I am working on a pet project with the libsodium library, and found that converting unsigned char * to char * was less straight forward than I imagined. Also I first was confused because the tests were passing in Release mode and only bit later I realised they were not passing in Debug mode. So I came up with the following:
std::string string_from_uchar(const unsigned char * c, unsigned long long lc)
{
unsigned char * cc = new unsigned char[lc+1] ;
std::strncpy((char *) cc, (char *) c, lc);
cc[lc] = 0;
char* cr = reinterpret_cast<char *> (cc);
std::string ret(cr);
delete[](cr);
return ret;
}
While it now passed the tests, I was be grateful if someone could check if it is the right way of doing it (for instance would that work on another environment like gcc or clang?).
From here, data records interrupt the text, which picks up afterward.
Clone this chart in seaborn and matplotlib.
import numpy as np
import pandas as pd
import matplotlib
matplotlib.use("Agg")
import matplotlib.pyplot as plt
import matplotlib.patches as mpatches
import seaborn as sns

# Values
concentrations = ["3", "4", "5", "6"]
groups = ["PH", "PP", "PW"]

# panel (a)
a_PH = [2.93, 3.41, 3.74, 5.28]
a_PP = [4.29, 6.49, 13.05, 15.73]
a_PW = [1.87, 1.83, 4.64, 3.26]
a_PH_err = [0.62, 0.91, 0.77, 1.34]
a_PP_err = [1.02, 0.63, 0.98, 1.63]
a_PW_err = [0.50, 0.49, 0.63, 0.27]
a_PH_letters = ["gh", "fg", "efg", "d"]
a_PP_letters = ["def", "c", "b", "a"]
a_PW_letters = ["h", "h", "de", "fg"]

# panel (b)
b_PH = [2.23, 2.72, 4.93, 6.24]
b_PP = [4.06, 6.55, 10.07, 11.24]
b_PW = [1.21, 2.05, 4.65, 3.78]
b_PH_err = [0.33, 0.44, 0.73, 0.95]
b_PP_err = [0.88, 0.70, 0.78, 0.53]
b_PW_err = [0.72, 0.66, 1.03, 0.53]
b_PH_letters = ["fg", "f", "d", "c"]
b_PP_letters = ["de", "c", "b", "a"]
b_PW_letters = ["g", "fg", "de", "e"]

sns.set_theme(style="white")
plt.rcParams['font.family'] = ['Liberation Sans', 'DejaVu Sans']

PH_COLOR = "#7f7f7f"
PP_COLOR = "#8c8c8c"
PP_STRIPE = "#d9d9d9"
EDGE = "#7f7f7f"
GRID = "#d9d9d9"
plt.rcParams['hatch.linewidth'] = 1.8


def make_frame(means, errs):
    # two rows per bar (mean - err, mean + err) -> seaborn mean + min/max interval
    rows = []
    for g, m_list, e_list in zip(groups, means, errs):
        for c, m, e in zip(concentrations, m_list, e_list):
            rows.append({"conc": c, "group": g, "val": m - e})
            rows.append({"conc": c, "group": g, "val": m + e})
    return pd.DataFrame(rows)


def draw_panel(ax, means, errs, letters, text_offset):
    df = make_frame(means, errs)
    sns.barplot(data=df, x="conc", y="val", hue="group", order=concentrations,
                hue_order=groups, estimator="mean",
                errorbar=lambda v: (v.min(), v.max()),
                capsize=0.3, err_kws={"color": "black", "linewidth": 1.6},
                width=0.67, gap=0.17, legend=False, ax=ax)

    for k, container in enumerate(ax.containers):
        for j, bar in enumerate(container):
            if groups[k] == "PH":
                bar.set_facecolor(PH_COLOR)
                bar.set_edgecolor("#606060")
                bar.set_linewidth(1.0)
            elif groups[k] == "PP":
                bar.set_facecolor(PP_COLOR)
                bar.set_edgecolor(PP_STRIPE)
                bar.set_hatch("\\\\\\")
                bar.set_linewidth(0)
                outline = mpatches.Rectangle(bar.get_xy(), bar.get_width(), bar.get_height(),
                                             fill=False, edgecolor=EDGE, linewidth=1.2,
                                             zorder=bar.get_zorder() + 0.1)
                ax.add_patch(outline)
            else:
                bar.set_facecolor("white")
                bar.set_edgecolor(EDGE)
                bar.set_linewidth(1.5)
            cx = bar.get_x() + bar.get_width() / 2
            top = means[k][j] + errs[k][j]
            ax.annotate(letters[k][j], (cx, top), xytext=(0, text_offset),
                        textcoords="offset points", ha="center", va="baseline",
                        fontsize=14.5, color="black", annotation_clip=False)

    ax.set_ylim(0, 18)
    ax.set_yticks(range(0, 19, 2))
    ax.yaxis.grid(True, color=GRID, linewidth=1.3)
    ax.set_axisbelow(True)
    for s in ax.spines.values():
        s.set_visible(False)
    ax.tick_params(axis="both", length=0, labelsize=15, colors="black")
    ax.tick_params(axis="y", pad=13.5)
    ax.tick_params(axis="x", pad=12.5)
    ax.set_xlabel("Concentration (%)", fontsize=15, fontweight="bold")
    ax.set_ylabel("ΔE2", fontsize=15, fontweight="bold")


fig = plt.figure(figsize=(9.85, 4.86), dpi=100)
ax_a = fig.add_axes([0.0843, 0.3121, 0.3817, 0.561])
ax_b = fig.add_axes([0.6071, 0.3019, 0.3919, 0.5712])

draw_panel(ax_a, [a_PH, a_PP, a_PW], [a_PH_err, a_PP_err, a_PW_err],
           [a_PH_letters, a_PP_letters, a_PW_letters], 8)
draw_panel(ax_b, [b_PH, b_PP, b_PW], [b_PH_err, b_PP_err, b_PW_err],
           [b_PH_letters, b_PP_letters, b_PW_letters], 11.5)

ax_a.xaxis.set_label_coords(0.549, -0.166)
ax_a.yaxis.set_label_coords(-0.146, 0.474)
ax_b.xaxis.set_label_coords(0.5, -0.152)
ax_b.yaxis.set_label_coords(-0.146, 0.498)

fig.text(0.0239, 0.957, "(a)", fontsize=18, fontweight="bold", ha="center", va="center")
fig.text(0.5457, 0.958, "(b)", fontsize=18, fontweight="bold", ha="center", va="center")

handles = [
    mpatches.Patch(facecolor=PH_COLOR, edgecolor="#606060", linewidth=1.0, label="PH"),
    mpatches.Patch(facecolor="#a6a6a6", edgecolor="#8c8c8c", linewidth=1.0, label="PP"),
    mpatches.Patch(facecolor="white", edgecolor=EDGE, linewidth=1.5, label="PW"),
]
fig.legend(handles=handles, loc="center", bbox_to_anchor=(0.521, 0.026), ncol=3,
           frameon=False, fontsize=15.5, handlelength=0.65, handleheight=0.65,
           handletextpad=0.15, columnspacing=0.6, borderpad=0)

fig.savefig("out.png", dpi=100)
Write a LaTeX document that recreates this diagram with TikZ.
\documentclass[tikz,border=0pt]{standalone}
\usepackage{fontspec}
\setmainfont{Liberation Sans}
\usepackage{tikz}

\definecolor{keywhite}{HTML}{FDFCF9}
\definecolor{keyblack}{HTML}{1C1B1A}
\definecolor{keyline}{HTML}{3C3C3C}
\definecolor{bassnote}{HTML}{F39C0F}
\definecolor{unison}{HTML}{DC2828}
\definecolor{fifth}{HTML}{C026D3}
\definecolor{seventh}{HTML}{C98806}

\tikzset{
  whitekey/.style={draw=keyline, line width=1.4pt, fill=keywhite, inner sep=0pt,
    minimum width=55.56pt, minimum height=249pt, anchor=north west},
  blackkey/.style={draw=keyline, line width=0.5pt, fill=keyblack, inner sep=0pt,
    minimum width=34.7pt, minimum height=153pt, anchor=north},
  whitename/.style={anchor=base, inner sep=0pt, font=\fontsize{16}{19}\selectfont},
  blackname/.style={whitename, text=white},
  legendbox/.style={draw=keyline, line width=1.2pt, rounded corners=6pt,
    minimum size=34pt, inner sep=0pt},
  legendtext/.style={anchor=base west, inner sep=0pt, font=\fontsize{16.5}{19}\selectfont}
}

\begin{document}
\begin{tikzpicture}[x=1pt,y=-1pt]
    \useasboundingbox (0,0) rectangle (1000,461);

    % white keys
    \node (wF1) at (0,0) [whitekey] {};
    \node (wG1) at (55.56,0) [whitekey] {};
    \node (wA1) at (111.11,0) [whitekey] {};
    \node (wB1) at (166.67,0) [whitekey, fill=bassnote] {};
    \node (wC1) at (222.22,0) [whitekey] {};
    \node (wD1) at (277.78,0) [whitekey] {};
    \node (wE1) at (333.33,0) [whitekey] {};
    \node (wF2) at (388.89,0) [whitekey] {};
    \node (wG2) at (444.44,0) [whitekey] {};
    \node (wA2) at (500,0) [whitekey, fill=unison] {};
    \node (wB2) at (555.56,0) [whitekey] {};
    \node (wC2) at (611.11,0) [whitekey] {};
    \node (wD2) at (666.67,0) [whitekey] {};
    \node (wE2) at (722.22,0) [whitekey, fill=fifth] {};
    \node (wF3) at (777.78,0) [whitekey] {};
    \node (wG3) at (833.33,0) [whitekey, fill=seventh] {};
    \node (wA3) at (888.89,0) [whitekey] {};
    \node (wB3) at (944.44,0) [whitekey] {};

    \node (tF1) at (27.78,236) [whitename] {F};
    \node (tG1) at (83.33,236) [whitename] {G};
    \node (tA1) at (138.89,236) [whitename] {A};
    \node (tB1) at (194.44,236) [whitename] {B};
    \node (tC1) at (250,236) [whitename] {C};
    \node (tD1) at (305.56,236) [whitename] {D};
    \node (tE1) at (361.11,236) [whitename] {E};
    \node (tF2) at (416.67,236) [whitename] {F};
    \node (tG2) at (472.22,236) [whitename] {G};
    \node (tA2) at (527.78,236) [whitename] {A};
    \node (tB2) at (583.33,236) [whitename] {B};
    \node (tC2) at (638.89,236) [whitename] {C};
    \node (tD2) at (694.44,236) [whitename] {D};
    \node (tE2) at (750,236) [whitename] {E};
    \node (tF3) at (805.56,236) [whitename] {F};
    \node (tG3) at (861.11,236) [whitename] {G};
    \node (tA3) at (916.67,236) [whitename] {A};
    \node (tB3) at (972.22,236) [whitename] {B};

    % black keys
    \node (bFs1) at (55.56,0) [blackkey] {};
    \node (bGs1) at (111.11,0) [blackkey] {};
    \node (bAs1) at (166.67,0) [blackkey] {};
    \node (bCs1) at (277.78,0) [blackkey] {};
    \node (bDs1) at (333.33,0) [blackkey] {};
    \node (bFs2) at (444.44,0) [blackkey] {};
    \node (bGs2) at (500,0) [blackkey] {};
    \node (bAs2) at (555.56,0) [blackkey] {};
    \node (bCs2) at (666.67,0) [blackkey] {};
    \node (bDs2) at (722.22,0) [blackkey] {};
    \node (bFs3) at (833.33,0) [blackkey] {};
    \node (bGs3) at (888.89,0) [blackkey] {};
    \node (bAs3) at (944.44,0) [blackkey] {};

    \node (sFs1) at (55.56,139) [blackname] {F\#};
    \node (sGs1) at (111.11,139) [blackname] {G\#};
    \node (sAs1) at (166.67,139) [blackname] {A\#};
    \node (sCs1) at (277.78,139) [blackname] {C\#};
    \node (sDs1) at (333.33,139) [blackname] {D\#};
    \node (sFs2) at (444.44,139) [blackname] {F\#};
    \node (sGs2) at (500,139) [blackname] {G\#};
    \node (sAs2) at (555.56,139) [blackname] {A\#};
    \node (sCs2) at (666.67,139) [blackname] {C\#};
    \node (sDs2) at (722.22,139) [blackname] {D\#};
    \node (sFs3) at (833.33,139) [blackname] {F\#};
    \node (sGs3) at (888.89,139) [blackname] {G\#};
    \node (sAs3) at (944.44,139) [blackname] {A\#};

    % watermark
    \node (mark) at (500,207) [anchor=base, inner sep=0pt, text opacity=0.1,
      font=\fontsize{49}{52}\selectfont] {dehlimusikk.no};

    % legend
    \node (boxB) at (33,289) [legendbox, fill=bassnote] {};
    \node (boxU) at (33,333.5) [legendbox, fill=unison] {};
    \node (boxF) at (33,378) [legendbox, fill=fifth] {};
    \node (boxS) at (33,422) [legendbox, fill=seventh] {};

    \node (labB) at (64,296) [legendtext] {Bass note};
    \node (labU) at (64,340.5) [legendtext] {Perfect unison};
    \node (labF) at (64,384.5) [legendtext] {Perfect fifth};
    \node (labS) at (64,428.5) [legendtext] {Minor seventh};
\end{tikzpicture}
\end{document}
You're massively over-thinking this.
The copy is redundant, as is the extra dynamic allocation and the addition of a null terminator (because std::string
has a constructor that accepts a length argument for just this sort of occasion).
The various char
can be aliased, so simply:
std::string string_from_uchar(const unsigned char * c, unsigned long long lc)
{
return std::string((const char*)c, lc);
}
In fact, if you use the constructor that takes a range, you don't even need the cast:
std::string string_from_uchar(const unsigned char * c, unsigned long long lc)
{
return std::string(c, c + lc);
}
It barely even warrants being in its own function.